On a day when most Americans celebrate a high holiday of Christianity, my thoughts turn to Muslims, who we recently learn have had their houses of worship subjected to warrantless searches to look for the presence of radioactive materials through the use of remote sensing devices. Under a case written by Justice Scalia (Kyollo v. U.S. (2001)), the use of infrared sensing technology to look through the walls of a house and detect heat lamps used to grow marijuana is an unreasonable search under the Fourth Amendment. So it would seem closely analagous to search a mosque with a Gieger counter or a similar device used to detect radiation.
Now, Kyollo was decided 5-4, and some might think that recent changes on the High Court suggest a reversal is in the works. But both the late Chief Justice and retiring Justice O’Connor voted in the minority in Kyollo. My link in the title is an article by one of my intellectual heros, Eugene Volokh, who suggests that while searching for drugs using such a device may be “unreasonable” under the Fourth Amendment, searching for radioactive materials may not be. After all, the harm in cultivating, and presumably selling and using, some marijana plants pales in comparison to the harm that would come from the creation of a nuclear bomb.

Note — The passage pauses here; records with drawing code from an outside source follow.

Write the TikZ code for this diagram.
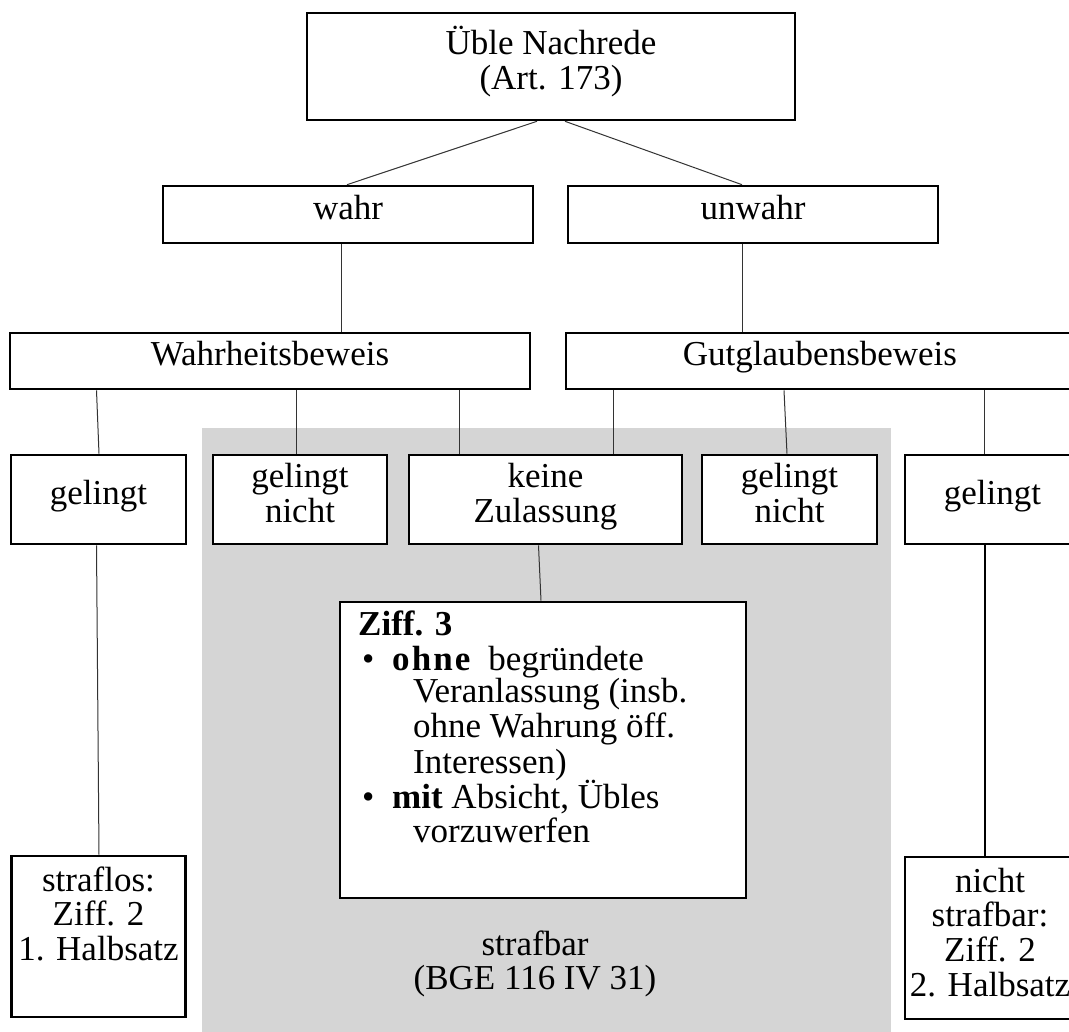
\documentclass[tikz,border=0pt]{standalone}
\usepackage{fontspec}
\setmainfont{Liberation Serif}
\definecolor{bggray}{RGB}{213,213,213}
\newcommand\mainfs{\fontsize{35}{34.5}\selectfont}
\newcommand\lines[1]{\begin{tabular}[t]{@{}c@{}}#1\end{tabular}}
\begin{document}
\begin{tikzpicture}[x=1pt,y=-1pt,
  box/.style={draw, line width=2.6pt, fill=white, inner sep=0pt, align=center, font=\mainfs},
  onel/.style={text height=20pt, text depth=10pt},
  twol/.style={text height=20pt, text depth=44pt},
  conn/.style={line width=1pt, draw=black!80},
  thickconn/.style={line width=2.2pt, draw=black},
  txt/.style={inner sep=0pt, anchor=base, font=\mainfs},
  lft/.style={inner sep=0pt, anchor=base west, font=\mainfs}]
\useasboundingbox (0,0) rectangle (1069,1032);
\fill[white] (0,0) rectangle (1069,1032);
\fill[bggray] (202,428) rectangle (891,1040);

% level 0
\node[box, twol, minimum width=488pt, minimum height=107pt] (top) at (551,66.5) {\lines{Üble Nachrede\\(Art. 173)}};
% level 1
\node[box, onel, minimum width=370pt, minimum height=57pt] (wahr) at (348,214.5) {wahr};
\node[box, onel, minimum width=370pt, minimum height=57pt] (unwahr) at (753,214.5) {unwahr};
% level 2
\node[box, onel, minimum width=520pt, minimum height=56pt] (wb) at (270,361) {Wahrheitsbeweis};
\node[box, onel, minimum width=508pt, minimum height=56pt] (gb) at (820,361) {Gutglaubensbeweis};
% level 3
\node[box, onel, minimum width=175pt, minimum height=89pt] (gl) at (98.5,499.5) {gelingt};
\node[box, twol, minimum width=174pt, minimum height=89pt] (gnl) at (300,499.5) {\lines{gelingt\\nicht}};
\node[box, twol, minimum width=273pt, minimum height=89pt] (kz) at (545.5,499.5) {\lines{keine\\Zulassung}};
\node[box, twol, minimum width=175pt, minimum height=89pt] (gnr) at (789.5,499.5) {\lines{gelingt\\nicht}};
\node[box, onel, minimum width=175pt, minimum height=89pt] (gr) at (992.5,499.5) {gelingt};
% level 4
\node[box, minimum width=406pt, minimum height=296pt] (ziff) at (543,750) {};
\node[box, minimum width=174pt, minimum height=161pt] (sf) at (98.5,936.5) {};
\node[box, minimum width=175pt, minimum height=162pt] (ns) at (992.5,938) {};

% texts of the lower boxes
\node[txt] (sft) at (98.5,891) {\lines{straflos:\\Ziff. 2\\1. Halbsatz}};
\node[txt] (nst) at (990,892) {\lines{nicht\\strafbar:\\Ziff. 2\\2. Halbsatz}};
\node[txt] (sb) at (535,955) {\lines{strafbar\\(BGE 116 IV 31)}};

\node[lft] (z0) at (358,635) {\textbf{Ziff. 3}};
\node[lft] (b1) at (362,670) {\textbullet};
\node[lft] (z1) at (392,670) {{\bfseries\addfontfeatures{LetterSpace=6}ohne}\hspace{18pt}begründete};
\node[lft] (z2) at (413,702) {Veranlassung (insb.};
\node[lft] (z3) at (413,737) {ohne Wahrung öff.};
\node[lft] (z4) at (413,773) {Interessen)};
\node[lft] (b2) at (362,808) {\textbullet};
\node[lft] (z5) at (392,808) {\textbf{mit} Absicht, Übles};
\node[lft] (z6) at (413,842) {vorzuwerfen};

% connectors
\draw[conn] ([xshift=-14pt]top.south) -- ([xshift=-1pt]wahr.north);
\draw[conn] ([xshift=14pt]top.south) -- ([xshift=-11pt]unwahr.north);
\draw[conn] ([xshift=-7pt]wahr.south) -- ([xshift=71pt]wb.north);
\draw[conn] ([xshift=-11pt]unwahr.south) -- ([xshift=-78pt]gb.north);
\draw[conn] ([xshift=-173.5pt]wb.south) -- ([xshift=0.5pt]gl.north);
\draw[conn] ([xshift=26pt]wb.south) -- ([xshift=-4pt]gnl.north);
\draw[conn] ([xshift=189pt]wb.south) -- ([xshift=-86.5pt]kz.north);
\draw[conn] ([xshift=-206.5pt]gb.south) -- ([xshift=68pt]kz.north);
\draw[conn] ([xshift=-36pt]gb.south) -- ([xshift=-2.5pt]gnr.north);
\draw[conn] ([xshift=164.5pt]gb.south) -- ([xshift=-8pt]gr.north);
\draw[conn] ([xshift=-2pt]gl.south) -- ([xshift=0.5pt]sf.north);
\draw[conn] ([xshift=-7pt]kz.south) -- ([xshift=-2pt]ziff.north);
\draw[thickconn] ([xshift=-7.5pt]gr.south) -- ([xshift=-7.5pt]ns.north);
\end{tikzpicture}
\end{document}
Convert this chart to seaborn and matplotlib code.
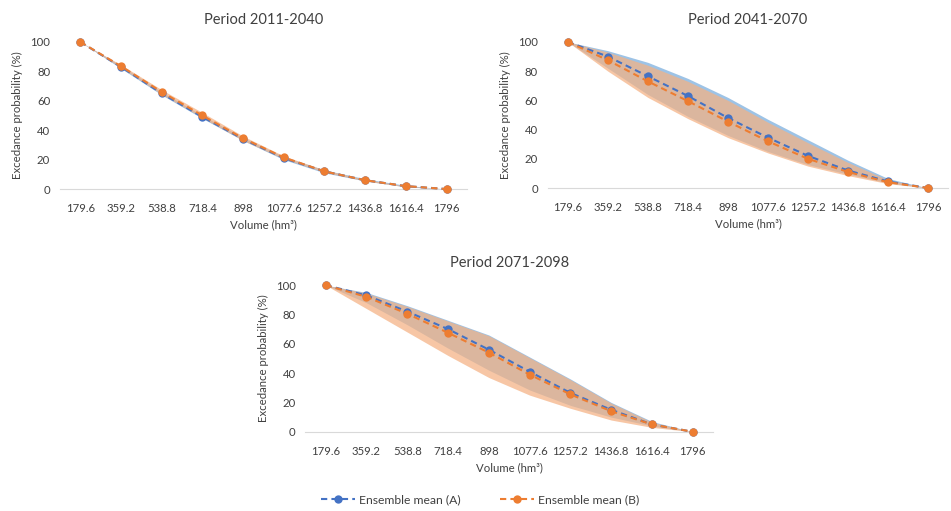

The level of intrusion involved in a search like this would be minimal, it is true, since normal background radioactivity (the kind that occurs in nature, or that is emitted from digital watches or other electronic devices using radioactive decay for power) is ignored. A search for radioactivity is narrowly-focused on exactly the crime in question and to that extent seems reasonable, as Professor Volokh suggests. And, I suspect that most Christians would say, “If my church were scanned with a Gieger counter by the FBI, I wouldn’t have any problem with that.” Whether they would have a problem with scanning the church with an infrared sensor, which could detect a variety of activites, is a different issue.
But it’s still a “search” and whether a search is reasonable or not is something that requires a case-by-case examination. Thus the requirement that law enforcement authorities obtain a warrant before, or at minimum immediately after, conducting a search. What makes a search reasonable is not only whether the search is narrowly-tailored to finding specific evidence of a specific crime. It also involves suspicion of criminal activity occurring in the first place. To suggest that warrantless searches of mosques for radioactivity are reasonable, one must accept that any mosque can reasonably be suspected of having radioactive materials stored within. This I do not accept as a reasonable proposition.
I think that law enforcement may take into account the content of political rhetoric coming from those who preach at a mosque without violating anyone’s civil rights. I think that if there is other objective evidence that suggests that a mosque might be used for a criminal purpose, then the fact that it is a house of worship provides the structure and its inhabitants with no special, elevated constitutional protection. And while it’s true that most terrorists who pose a threat to the United States are Muslim, the converse proposition is simply not true.
Objective evidence giving rise to at least a reasonable suspicion of a crime must be present in the first place before a warrant can be issued — and the fact that the structure is used for a disfavored religion is not objective enough evidence to justify a search. Law enforcement searching a house of worship cannot help but have a deterrent effect on people who seek to worship there, no matter how unobtrusive the search may be. And if Muslims are not free to worship without being searched by law enforcement authorities, then neither are Christians or Jews or Buddhists or Zoroastrians. So if there’s some reason to think that a particular mosque might be used for this purpose, a search warrant should issue. But if there’s not, these people should be left alone to worship in peace and solitude.